Oireachtas Joint and Select Committees

Thursday, 24 September 2015

Joint Oireachtas Committee on the Implementation of the Good Friday Agreement

Outstanding Legacy Issues affecting Victims and Relatives in Northern Ireland: Discussion

9:30 am

Mr. Francie Molloy:

What comes across to me in all of this is the lack of truth and the lack of justice.

In most cases there was no investigation or poor investigation, and certainly no truth has come out of all of that. We see so many similarities between what we are talking about here and so many other cases that I am aware of. I know Ms Anne Cadwallader is presenting, and her book itemises a number of those.

In regard to Bloody Sunday particularly, it highlights the fact that whenever one gets an agreement from the British Government at the highest level that there was murder, one does not get speedy investigation of it. I am sure the investigation of those murders did not actually start after that agreement. Three years on from that, however, and we are 44 years on form the events. The investigation is very old in that situation. The information required could have been given almost immediately but that speedy approach is lacking..

It also seems to show a lack of collective responsibility on the part of both governments. If one looks at all of the cases here, either in the Dublin and Monaghan bombings, and Cavan and all the different bombings that happened, there was no release of information from the Irish Government that it was aware there was collusion or participation of British forces. It brings into question the point of either agreements or inquiries because it all seems to be merely a delaying tactic to get it until as many as possible are deceased and are no longer there to be interviewed.

From the witnesses' point of view, what is, I suppose, the conclusion that they would come to? How does one put this into a truth commission? Mr. Stack referred to the South African situation but that was different because there was a conclusion with the Government opening up, whereas here we do not have that, even in regard to Dublin-Monaghan.

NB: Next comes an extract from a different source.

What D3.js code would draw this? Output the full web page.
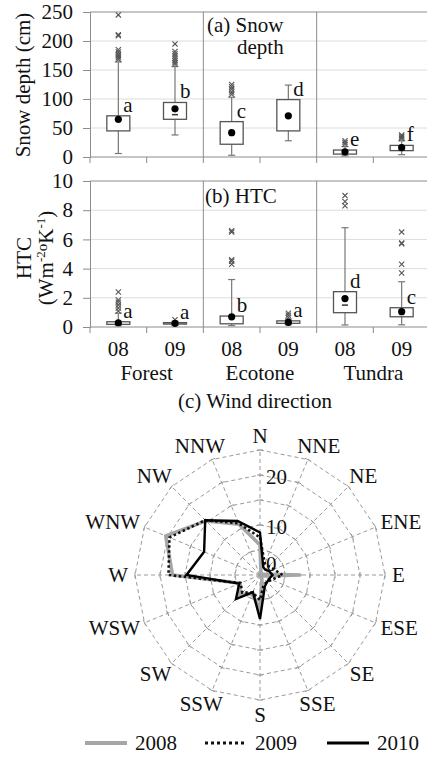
<!DOCTYPE html>
<html>
<head>
<meta charset="utf-8">
<script src="https://cdn.jsdelivr.net/npm/d3@7/dist/d3.min.js"></script>
<style>
  html, body { margin: 0; padding: 0; background: #fff; }
  svg { display: block; }
  svg text { font-family: "Liberation Serif", Tinos, "Times New Roman", Times, "DejaVu Serif", serif !important; fill: #111; }
</style>
</head>
<body>
<svg id="chart" width="427" height="757" font-family="Liberation Serif, Times New Roman, DejaVu Serif, serif"></svg>
<script>
// ---- categories ----
const groups = ["Forest", "Ecotone", "Tundra"];
const years = ["08", "09"];
const boxKeys = ["Forest-08", "Forest-09", "Ecotone-08", "Ecotone-09", "Tundra-08", "Tundra-09"];

// ---- (a) snow depth (cm) ----
const snowLow    = [6, 38, 3, 28, 2, 4];
const snowQ1     = [45, 65, 22, 45, 5, 11];
const snowQ3     = [71, 94, 61, 99, 12, 20];
const snowHigh   = [164, 156, 103, 124, 18, 28];
const snowMean   = [65, 83, 42, 71, 9, 16];
const snowMedian = [null, 73, null, null, null, null];
const snowOutliers = [
  [168, 171, 174, 177, 181, 185, 209, 211, 245],
  [160, 163, 166, 170, 174, 178, 182, 195],
  [108, 112, 117, 121, 125],
  [],
  [22, 25, 28],
  [32, 34, 36, 38]
];
const snowLetters = ["a", "b", "c", "d", "e", "f"];
const snowTicks = [0, 50, 100, 150, 200, 250];

// ---- (b) HTC ----
const htcLow    = [0.08, 0.1, 0.1, 0.15, 0.14, 0.15];
const htcQ1     = [0.18, 0.2, 0.22, 0.25, 0.98, 0.7];
const htcQ3     = [0.36, 0.3, 0.75, 0.42, 2.42, 1.32];
const htcHigh   = [0.95, 0.4, 3.25, 0.55, 6.8, 3.1];
const htcMean   = [0.29, 0.25, 0.7, 0.32, 1.95, 1.05];
const htcMedian = [null, null, null, null, 1.5, null];
const htcOutliers = [
  [1.1, 1.3, 1.5, 1.7, 1.85, 2.4],
  [0.5],
  [4.3, 4.5, 4.6, 6.5, 6.6],
  [0.65, 0.8, 0.95],
  [8.3, 8.6, 9.0],
  [3.7, 4.3, 5.7, 5.75, 6.5]
];
const htcLetters = ["a", "a", "b", "a", "d", "c"];
const htcTicks = [0, 2, 4, 6, 8, 10];

// ---- (c) wind direction (%) ----
const directions = ["N", "NNE", "NE", "ENE", "E", "ESE", "SE", "SSE",
                    "S", "SSW", "SW", "WSW", "W", "WNW", "NW", "NNW"];
const wind2008 = [6, 0.5, 0.3, 0.5, 8, 0.5, 0.3, 1, 7, 4, 5.7, 4.3, 17.5, 20.4, 15.3, 11];
const wind2009 = [7.5, 2.5, 2.5, 3, 4.5, 2.5, 2, 2, 5, 3.8, 5, 4.2, 18.3, 19.6, 15.5, 11.2];
const wind2010 = [8.5, 1.7, 1.5, 2, 2.5, 2, 2, 2.5, 8.8, 3.7, 6.8, 4.5, 14.7, 12.1, 15.5, 11.7];
const windRings = [5, 10, 15, 20, 25];
const windTickLabels = [0, 10, 20];
const legendYears = ["2008", "2009", "2010"];

const svg = d3.select("#chart");
const FONT = 21;
const SERIF = "Liberation Serif, Tinos, Times New Roman, DejaVu Serif, serif";

// shared horizontal band scale for the two box panels
const x = d3.scaleBand().domain(boxKeys).range([90, 430]).paddingInner(0).paddingOuter(0);
const boxW = 23;

function boxPanel(cfg) {
  const { y, ticks, low, q1, q3, high, mean, median, outliers, letters, top, bottom } = cfg;
  const g = svg.append("g");

  // gridlines
  g.selectAll("line.grid").data(ticks.slice(1)).join("line")
    .attr("x1", 90).attr("x2", 430)
    .attr("y1", d => y(d)).attr("y2", d => y(d))
    .attr("stroke", d => d === ticks[ticks.length - 1] ? "#8c8c8c" : "#dcdcdc")
    .attr("stroke-width", 1);

  // group separators
  const seps = [boxKeys[2], boxKeys[4]];
  g.selectAll("line.sep").data(seps).join("line")
    .attr("x1", d => x(d)).attr("x2", d => x(d))
    .attr("y1", top).attr("y2", bottom)
    .attr("stroke", "#8c8c8c").attr("stroke-width", 1);

  // left axis
  const ax = g.append("g").attr("transform", "translate(90,0)")
    .call(d3.axisLeft(y).tickValues(ticks).tickSize(7).tickPadding(10).tickFormat(d3.format("d")));
  ax.attr("font-family", SERIF);
  ax.select(".domain").attr("stroke", "#8c8c8c");
  ax.selectAll(".tick line").attr("stroke", "#8c8c8c");
  ax.selectAll(".tick text").attr("font-size", FONT).attr("fill", "#111");

  // bottom axis line + category boundary ticks
  g.append("line").attr("x1", 90).attr("x2", 430).attr("y1", bottom).attr("y2", bottom)
    .attr("stroke", "#8c8c8c");
  const bounds = boxKeys.map(k => x(k));
  g.selectAll("line.bt").data(bounds).join("line")
    .attr("x1", d => d).attr("x2", d => d)
    .attr("y1", bottom).attr("y2", bottom + 6)
    .attr("stroke", "#8c8c8c");

  boxKeys.forEach((k, i) => {
    const cx = x(k) + x.bandwidth() / 2;
    const bg = g.append("g");
    // whisker
    bg.append("line").attr("x1", cx).attr("x2", cx)
      .attr("y1", y(low[i])).attr("y2", y(high[i]))
      .attr("stroke", "#777").attr("stroke-width", 1.2);
    [low[i], high[i]].forEach(v => {
      bg.append("line").attr("x1", cx - 3.5).attr("x2", cx + 3.5)
        .attr("y1", y(v)).attr("y2", y(v)).attr("stroke", "#777").attr("stroke-width", 1.2);
    });
    // box
    bg.append("rect").attr("x", cx - boxW / 2).attr("width", boxW)
      .attr("y", y(q3[i])).attr("height", Math.max(1, y(q1[i]) - y(q3[i])))
      .attr("fill", "#fff").attr("stroke", "#555").attr("stroke-width", 1.3);
    // median dash
    if (median[i] != null) {
      bg.append("line").attr("x1", cx - 3).attr("x2", cx + 3)
        .attr("y1", y(median[i])).attr("y2", y(median[i]))
        .attr("stroke", "#333").attr("stroke-width", 1.5);
    }
    // outliers as x marks
    bg.selectAll("path.out").data(outliers[i]).join("path")
      .attr("d", d => {
        const py = y(d), s = 2.6;
        return `M${cx - s},${py - s}L${cx + s},${py + s}M${cx - s},${py + s}L${cx + s},${py - s}`;
      })
      .attr("stroke", "#555").attr("stroke-width", 1.1).attr("fill", "none");
    // mean dot
    bg.append("circle").attr("cx", cx).attr("cy", y(mean[i])).attr("r", 3.6).attr("fill", "#000");
    // significance letter
    bg.append("text").attr("x", cx + 5).attr("y", y(q3[i]) - 4)
      .attr("font-size", FONT).text(letters[i]);
  });
  return g;
}

// ---- panel (a) ----
const ySnow = d3.scaleLinear().domain([0, 250]).range([157, 12]);
boxPanel({ y: ySnow, ticks: snowTicks, low: snowLow, q1: snowQ1, q3: snowQ3, high: snowHigh,
  mean: snowMean, median: snowMedian, outliers: snowOutliers, letters: snowLetters, top: 12, bottom: 157 });
svg.append("text").attr("x", 207).attr("y", 32).attr("font-size", FONT).text("(a) Snow");
svg.append("text").attr("x", 237).attr("y", 54).attr("font-size", FONT).text("depth");
svg.append("text").attr("transform", "translate(30,85) rotate(-90)")
  .attr("text-anchor", "middle").attr("font-size", FONT).text("Snow depth (cm)");

// ---- panel (b) ----
const yHtc = d3.scaleLinear().domain([0, 10]).range([327, 181]);
boxPanel({ y: yHtc, ticks: htcTicks, low: htcLow, q1: htcQ1, q3: htcQ3, high: htcHigh,
  mean: htcMean, median: htcMedian, outliers: htcOutliers, letters: htcLetters, top: 181, bottom: 327 });
svg.append("text").attr("x", 205).attr("y", 203).attr("font-size", FONT).text("(b) HTC");
svg.append("text").attr("transform", "translate(31,258) rotate(-90)")
  .attr("text-anchor", "middle").attr("font-size", FONT).text("HTC");
const unit = svg.append("text").attr("transform", "translate(53,258) rotate(-90)")
  .attr("text-anchor", "middle").attr("font-size", FONT);
unit.append("tspan").text("(Wm");
unit.append("tspan").attr("font-size", 13).attr("dy", -8).text("-2");
unit.append("tspan").attr("font-size", 15).attr("dy", 2).text("o");
unit.append("tspan").attr("dy", 6).text("K");
unit.append("tspan").attr("font-size", 13).attr("dy", -8).text("-1");
unit.append("tspan").attr("dy", 8).text(")");

// x labels: year under each box, site under each pair
svg.selectAll("text.yr").data(boxKeys).join("text")
  .attr("x", d => x(d) + x.bandwidth() / 2).attr("y", 356)
  .attr("text-anchor", "middle").attr("font-size", FONT)
  .text((d, i) => years[i % 2]);
svg.selectAll("text.grp").data(groups).join("text")
  .attr("x", (d, i) => x(boxKeys[i * 2]) + x.bandwidth()).attr("y", 380)
  .attr("text-anchor", "middle").attr("font-size", FONT).text(d => d);

// ---- panel (c) wind rose ----
const cx0 = 260, cy0 = 575;
const r = d3.scaleLinear().domain([0, 25]).range([0, 125]);
const ang = i => i * 2 * Math.PI / directions.length;
svg.append("text").attr("x", 255).attr("y", 408).attr("text-anchor", "middle")
  .attr("font-size", FONT).text("(c) Wind direction");

const rose = svg.append("g").attr("transform", `translate(${cx0},${cy0})`);
const ringLine = d3.lineRadial().angle((d, i) => ang(i)).radius(d => r(d)).curve(d3.curveLinearClosed);

// rings
windRings.forEach(v => {
  rose.append("path").attr("d", ringLine(directions.map(() => v)))
    .attr("fill", "none").attr("stroke", "#9a9a9a").attr("stroke-width", 1)
    .attr("stroke-dasharray", "4,3");
});
// spokes
directions.forEach((d, i) => {
  const a = ang(i);
  rose.append("line").attr("x1", 0).attr("y1", 0)
    .attr("x2", Math.sin(a) * r(25)).attr("y2", -Math.cos(a) * r(25))
    .attr("stroke", "#9a9a9a").attr("stroke-width", 1).attr("stroke-dasharray", "4,3");
  // small tick marks across each ring on the spoke
  windRings.forEach(v => {
    const px = Math.sin(a) * r(v), py = -Math.cos(a) * r(v);
    const tx = Math.cos(a) * 3, ty = Math.sin(a) * 3;
    rose.append("line").attr("x1", px - tx).attr("y1", py - ty).attr("x2", px + tx).attr("y2", py + ty)
      .attr("stroke", "#9a9a9a").attr("stroke-width", 1);
  });
});

// data lines
const dataLine = d3.lineRadial().angle((d, i) => ang(i)).radius(d => r(d)).curve(d3.curveLinearClosed);
rose.append("path").attr("d", dataLine(wind2008)).attr("fill", "none")
  .attr("stroke", "#a6a6a6").attr("stroke-width", 3.6).attr("stroke-linejoin", "round");
rose.append("path").attr("d", dataLine(wind2009)).attr("fill", "none")
  .attr("stroke", "#111").attr("stroke-width", 2.6).attr("stroke-dasharray", "2.5,2.5");
rose.append("path").attr("d", dataLine(wind2010)).attr("fill", "none")
  .attr("stroke", "#000").attr("stroke-width", 2.4).attr("stroke-linejoin", "miter");

// value labels along N spoke
rose.selectAll("text.val").data(windTickLabels).join("text")
  .attr("x", 6).attr("y", d => -Math.max(r(d), 13) + 2)
  .attr("dominant-baseline", "central").attr("font-size", FONT).text(d => d);

// direction labels, pushed outward by half their size
directions.forEach((d, i) => {
  const a = ang(i);
  const t = rose.append("text").attr("font-size", FONT)
    .attr("text-anchor", "middle").attr("dominant-baseline", "central").text(d);
  const w = t.node().getComputedTextLength(), h = 15;
  const R = 132;
  t.attr("x", Math.sin(a) * R + Math.sin(a) * w / 2)
   .attr("y", -Math.cos(a) * R - Math.cos(a) * h / 2);
});

// legend
const legX = [85, 205, 327];
const legStyles = [
  { stroke: "#a6a6a6", width: 4, dash: null },
  { stroke: "#111", width: 3, dash: "3,3" },
  { stroke: "#000", width: 3, dash: null }
];
legendYears.forEach((yr, i) => {
  const s = legStyles[i];
  svg.append("line").attr("x1", legX[i]).attr("x2", legX[i] + 42).attr("y1", 743).attr("y2", 743)
    .attr("stroke", s.stroke).attr("stroke-width", s.width).attr("stroke-dasharray", s.dash);
  svg.append("text").attr("x", legX[i] + 50).attr("y", 750).attr("font-size", FONT).text(yr);
});
</script>
</body>
</html>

It is significant that no members of the security forces in the North have served a day for any of the incidents involved. Very few have even been questioned or charged. I am not certain what the situation is otherwise. The protection of citizens would seem to be the responsibility of both governments and that is a failure that has happened across the board.

In Ms Fullerton's case, in regard to the murder of Eddie Fullerton, who I knew on the council and during the whole politics of it, the very fact that an RUC man and a garda could quiz someone amounted to a hijacking. It was holding somebody under false arrest, yet none of those persons were charged with that. It is not unusual - it is certainly no surprise to me - that a member of the RUC was seen at the scene of the car being burned out because that seems to be a regular changeover or transfer that happened so many times.

The big issue we have in regard to the Good Friday Agreement, the release of prisoners or all of these things, is that the detail required to deal with them is lacking. The Agreement was made but it seems the first issue, from both governments' point of view, is how does one break it - where are the loopholes, how does one get out of it and how does one fail to implement the Agreement. What is the witnesses' solution to how we can bring this forward? Perhaps it is a question of more committees and more investigations. They will not deliver anything different to what has already been there previously.